In a paper published on Monday, we highlighted three urgent priorities for any additional capital spending: re-balancing transport investment away from London and the greater South East towards the North of England, a £2bn per year boost in public spending on housebuilding, and £1bn of extra investment per year in energy efficiency improvements for fuel-poor households.

Secondly, despite the tough fiscal environment, the Chancellor has the scope to fund a range of areas of policy in dire need of extra resources. These include social care, where rising costs at a time of falling resources are set to generate a severe funding squeeze for local government, 16-19 education, where many 6th-form and FE colleges are at risk of great financial difficulty, and funding a guaranteed paid job for young people in long-term unemployment. Our paper suggests a range of options for how to put these and other areas of policy on a sustainable funding footing.

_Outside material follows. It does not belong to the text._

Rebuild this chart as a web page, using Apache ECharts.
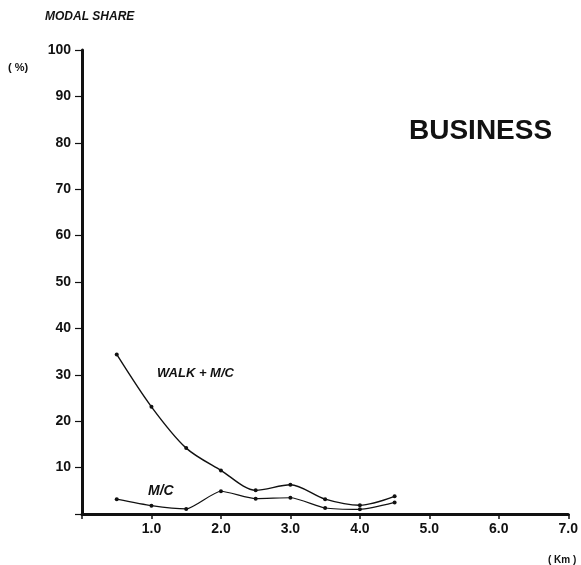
<!DOCTYPE html>
<html>
<head>
<meta charset="utf-8">
<script src="https://cdn.jsdelivr.net/npm/echarts@6/dist/echarts.min.js"></script>
<style>
  html, body { margin: 0; padding: 0; background: #fff; }
  #chart { width: 581px; height: 565px; }
</style>
</head>
<body>
<div id="chart"></div>
<script>
// distance (km) at which each share was measured
const distances = [0.5, 1.0, 1.5, 2.0, 2.5, 3.0, 3.5, 4.0, 4.5]
// modal share (%)
const walkMc = [34.4, 23.1, 14.2, 9.4, 5.1, 6.3, 3.2, 1.9, 3.8]
const mc = [3.2, 1.8, 1.1, 4.9, 3.3, 3.5, 1.3, 1.0, 2.5]
const xTicks = ['1.0', '2.0', '3.0', '4.0', '5.0', '6.0', '7.0']
const yTicks = ['10', '20', '30', '40', '50', '60', '70', '80', '90', '100']

const font = '"Liberation Sans", Arial, sans-serif'
const ink = '#111'

const chart = echarts.init(document.getElementById('chart'))

const toPairs = (xs, ys) => xs.map((x, i) => [x, ys[i]])

chart.setOption({
  animation: false,
  grid: { left: 82, right: 11, top: 50, bottom: 51 },
  xAxis: {
    type: 'value',
    min: 0,
    max: 7,
    interval: 1,
    splitLine: { show: false },
    axisLine: { lineStyle: { color: ink, width: 3 } },
    axisTick: { length: 5, lineStyle: { color: ink, width: 1.5 } },
    axisLabel: {
      color: ink, fontFamily: font, fontWeight: 'bold', fontSize: 14, margin: 8,
      formatter: v => (v === 0 ? '' : xTicks[v - 1])
    }
  },
  yAxis: {
    type: 'value',
    min: 0,
    max: 100,
    interval: 10,
    splitLine: { show: false },
    axisLine: { lineStyle: { color: ink, width: 3 } },
    axisTick: { length: 7, lineStyle: { color: ink, width: 1.2 } },
    axisLabel: {
      color: ink, fontFamily: font, fontWeight: 'bold', fontSize: 14, margin: 11,
      padding: [0, 0, 10, 0],
      formatter: v => (v === 0 ? '' : yTicks[v / 10 - 1])
    }
  },
  series: [
    {
      name: 'WALK + M/C',
      type: 'line',
      data: toPairs(distances, walkMc),
      smooth: 0.3,
      symbol: 'circle',
      symbolSize: 4,
      itemStyle: { color: ink },
      lineStyle: { color: ink, width: 1.4 }
    },
    {
      name: 'M/C',
      type: 'line',
      data: toPairs(distances, mc),
      smooth: 0.2,
      symbol: 'circle',
      symbolSize: 4,
      itemStyle: { color: ink },
      lineStyle: { color: ink, width: 1.2 }
    }
  ],
  graphic: [
    { type: 'text', left: 45, top: 11, style: { text: 'MODAL SHARE', fill: ink, font: 'italic bold 12px ' + font } },
    { type: 'text', left: 8, top: 62, style: { text: '( %)', fill: ink, font: 'bold 11px ' + font } },
    { type: 'text', left: 409, top: 117, style: { text: 'BUSINESS', fill: ink, font: 'bold 28px ' + font } },
    { type: 'text', left: 157, top: 367, style: { text: 'WALK + M/C', fill: ink, font: 'italic bold 13px ' + font } },
    { type: 'text', left: 148, top: 484, style: { text: 'M/C', fill: ink, font: 'italic bold 14px ' + font } },
    { type: 'text', left: 548, top: 555, style: { text: '( Km )', fill: ink, font: 'bold 10px ' + font } }
  ]
})
</script>
</body>
</html>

There is a political angle to this as well. The Conservatives are keen to be seen as a party representing all working people, as shown by the "blue-collar Conservatism" agenda. In addition, the spending review offers the Conservative party the opportunity to return to ‘Compassionate Conservatism’ as a going concern.  If they are truly serious about being seen in this light, this should be reflected in a social investment agenda pursued through the spending review that promotes employment and secures a future for public services outside the NHS and schools.

This will come at a cost, however. In our paper, we show how the Chancellor could fund our package of proposed policies without increasing the pain on other areas of government, while remaining consistent with the government’s fiscal rules that require him to reach a surplus on overall government borrowing by 2019-20. We do not agree that the Government needs to reach a surplus in that year. But given this target wont be scrapped ahead of the spending review, we suggest that he should target a slightly lower surplus in 2019/20 of £7bn, with the deficit the year before being £2bn higher. In addition, we propose several revenue-raising measures in line with recent government tax policy that together would unlock an additional £5bn of resource for government departments.

Make no mistake, this will be a tough settlement for government departments and for public services. But the Chancellor does have a range of options open as he plans the upcoming spending review. Expect his reputation as a highly political Chancellor to be on full display.